[Request]
Skip the pictures and quote all of the lines exactly.

---------- Data extract ----------

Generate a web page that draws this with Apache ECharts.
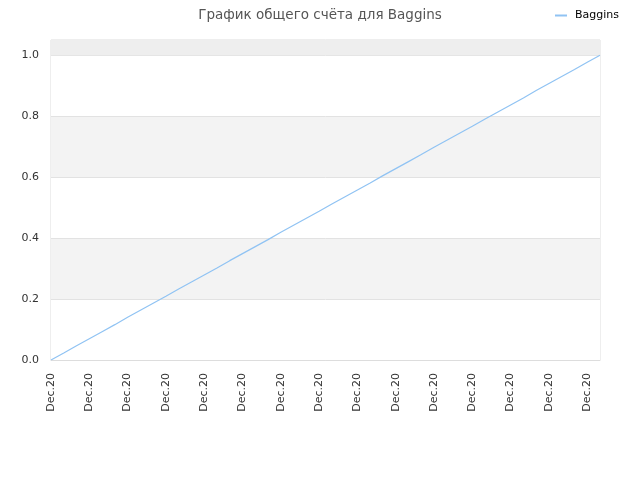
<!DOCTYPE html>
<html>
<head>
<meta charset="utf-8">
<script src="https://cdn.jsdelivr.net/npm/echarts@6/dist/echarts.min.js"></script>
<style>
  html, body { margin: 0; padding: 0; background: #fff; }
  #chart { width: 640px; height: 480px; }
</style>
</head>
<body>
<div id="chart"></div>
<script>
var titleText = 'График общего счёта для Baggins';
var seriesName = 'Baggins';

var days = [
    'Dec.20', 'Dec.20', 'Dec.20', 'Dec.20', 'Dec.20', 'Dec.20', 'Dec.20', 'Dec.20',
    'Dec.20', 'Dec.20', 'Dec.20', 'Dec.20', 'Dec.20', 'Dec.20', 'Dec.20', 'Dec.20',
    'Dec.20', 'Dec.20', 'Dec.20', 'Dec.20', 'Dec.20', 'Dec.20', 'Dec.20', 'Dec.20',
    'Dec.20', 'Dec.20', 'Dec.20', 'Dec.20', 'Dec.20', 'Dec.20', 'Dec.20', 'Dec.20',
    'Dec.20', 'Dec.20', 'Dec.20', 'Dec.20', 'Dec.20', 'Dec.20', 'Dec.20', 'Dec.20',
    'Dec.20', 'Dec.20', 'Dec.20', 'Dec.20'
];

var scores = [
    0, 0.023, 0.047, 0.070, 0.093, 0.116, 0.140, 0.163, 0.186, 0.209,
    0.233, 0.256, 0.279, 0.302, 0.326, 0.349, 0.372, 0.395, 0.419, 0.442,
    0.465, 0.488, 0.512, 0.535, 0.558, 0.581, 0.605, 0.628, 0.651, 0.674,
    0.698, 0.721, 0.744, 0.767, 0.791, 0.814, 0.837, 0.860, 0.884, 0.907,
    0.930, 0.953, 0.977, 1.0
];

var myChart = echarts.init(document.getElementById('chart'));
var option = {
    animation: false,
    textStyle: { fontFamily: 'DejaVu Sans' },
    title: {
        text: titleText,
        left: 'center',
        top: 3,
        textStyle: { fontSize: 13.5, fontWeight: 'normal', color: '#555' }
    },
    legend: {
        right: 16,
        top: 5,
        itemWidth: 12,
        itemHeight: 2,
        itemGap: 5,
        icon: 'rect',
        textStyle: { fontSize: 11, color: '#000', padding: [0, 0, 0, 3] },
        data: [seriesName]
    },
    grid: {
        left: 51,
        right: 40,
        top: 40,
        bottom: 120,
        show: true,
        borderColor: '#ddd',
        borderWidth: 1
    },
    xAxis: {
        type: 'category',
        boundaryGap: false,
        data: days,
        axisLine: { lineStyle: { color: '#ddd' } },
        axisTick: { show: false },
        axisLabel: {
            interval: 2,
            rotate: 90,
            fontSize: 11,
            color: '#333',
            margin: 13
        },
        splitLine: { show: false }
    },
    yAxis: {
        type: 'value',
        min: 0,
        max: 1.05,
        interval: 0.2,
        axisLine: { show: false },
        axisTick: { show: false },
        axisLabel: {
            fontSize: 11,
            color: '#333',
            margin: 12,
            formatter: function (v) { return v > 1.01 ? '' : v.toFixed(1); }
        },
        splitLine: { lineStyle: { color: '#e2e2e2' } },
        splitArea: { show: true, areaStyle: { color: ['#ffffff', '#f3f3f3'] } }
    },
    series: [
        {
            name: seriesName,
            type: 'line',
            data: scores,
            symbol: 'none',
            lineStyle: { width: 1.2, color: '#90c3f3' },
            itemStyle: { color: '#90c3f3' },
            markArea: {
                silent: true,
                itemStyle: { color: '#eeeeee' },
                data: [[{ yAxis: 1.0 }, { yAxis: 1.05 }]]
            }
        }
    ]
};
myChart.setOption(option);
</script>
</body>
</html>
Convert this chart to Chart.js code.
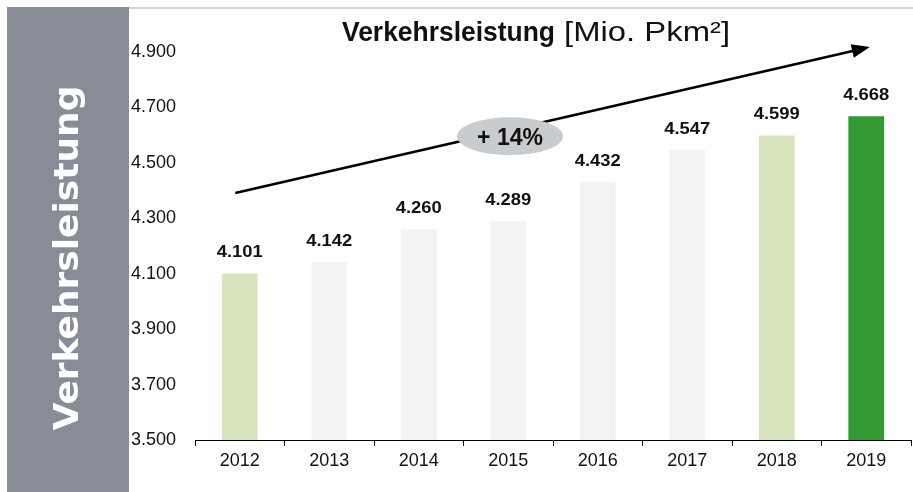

----------

[Complete output]
Generate a web page that draws this with Apache ECharts.
<!DOCTYPE html>
<html>
<head>
<meta charset="utf-8">
<script src="https://cdn.jsdelivr.net/npm/echarts@6/dist/echarts.min.js"></script>
<style>
  html, body { margin: 0; padding: 0; background: #fff; }
  #chart { width: 640px; height: 480px; }
</style>
</head>
<body>
<div id="chart"></div>
<script>
var titleText = 'График общего счёта для Baggins';
var seriesName = 'Baggins';

var days = [
    'Dec.20', 'Dec.20', 'Dec.20', 'Dec.20', 'Dec.20', 'Dec.20', 'Dec.20', 'Dec.20',
    'Dec.20', 'Dec.20', 'Dec.20', 'Dec.20', 'Dec.20', 'Dec.20', 'Dec.20', 'Dec.20',
    'Dec.20', 'Dec.20', 'Dec.20', 'Dec.20', 'Dec.20', 'Dec.20', 'Dec.20', 'Dec.20',
    'Dec.20', 'Dec.20', 'Dec.20', 'Dec.20', 'Dec.20', 'Dec.20', 'Dec.20', 'Dec.20',
    'Dec.20', 'Dec.20', 'Dec.20', 'Dec.20', 'Dec.20', 'Dec.20', 'Dec.20', 'Dec.20',
    'Dec.20', 'Dec.20', 'Dec.20', 'Dec.20'
];

var scores = [
    0, 0.023, 0.047, 0.070, 0.093, 0.116, 0.140, 0.163, 0.186, 0.209,
    0.233, 0.256, 0.279, 0.302, 0.326, 0.349, 0.372, 0.395, 0.419, 0.442,
    0.465, 0.488, 0.512, 0.535, 0.558, 0.581, 0.605, 0.628, 0.651, 0.674,
    0.698, 0.721, 0.744, 0.767, 0.791, 0.814, 0.837, 0.860, 0.884, 0.907,
    0.930, 0.953, 0.977, 1.0
];

var myChart = echarts.init(document.getElementById('chart'));
var option = {
    animation: false,
    textStyle: { fontFamily: 'DejaVu Sans' },
    title: {
        text: titleText,
        left: 'center',
        top: 3,
        textStyle: { fontSize: 13.5, fontWeight: 'normal', color: '#555' }
    },
    legend: {
        right: 16,
        top: 5,
        itemWidth: 12,
        itemHeight: 2,
        itemGap: 5,
        icon: 'rect',
        textStyle: { fontSize: 11, color: '#000', padding: [0, 0, 0, 3] },
        data: [seriesName]
    },
    grid: {
        left: 51,
        right: 40,
        top: 40,
        bottom: 120,
        show: true,
        borderColor: '#ddd',
        borderWidth: 1
    },
    xAxis: {
        type: 'category',
        boundaryGap: false,
        data: days,
        axisLine: { lineStyle: { color: '#ddd' } },
        axisTick: { show: false },
        axisLabel: {
            interval: 2,
            rotate: 90,
            fontSize: 11,
            color: '#333',
            margin: 13
        },
        splitLine: { show: false }
    },
    yAxis: {
        type: 'value',
        min: 0,
        max: 1.05,
        interval: 0.2,
        axisLine: { show: false },
        axisTick: { show: false },
        axisLabel: {
            fontSize: 11,
            color: '#333',
            margin: 12,
            formatter: function (v) { return v > 1.01 ? '' : v.toFixed(1); }
        },
        splitLine: { lineStyle: { color: '#e2e2e2' } },
        splitArea: { show: true, areaStyle: { color: ['#ffffff', '#f3f3f3'] } }
    },
    series: [
        {
            name: seriesName,
            type: 'line',
            data: scores,
            symbol: 'none',
            lineStyle: { width: 1.2, color: '#90c3f3' },
            itemStyle: { color: '#90c3f3' },
            markArea: {
                silent: true,
                itemStyle: { color: '#eeeeee' },
                data: [[{ yAxis: 1.0 }, { yAxis: 1.05 }]]
            }
        }
    ]
};
myChart.setOption(option);
</script>
</body>
</html>
Convert this chart to Chart.js code.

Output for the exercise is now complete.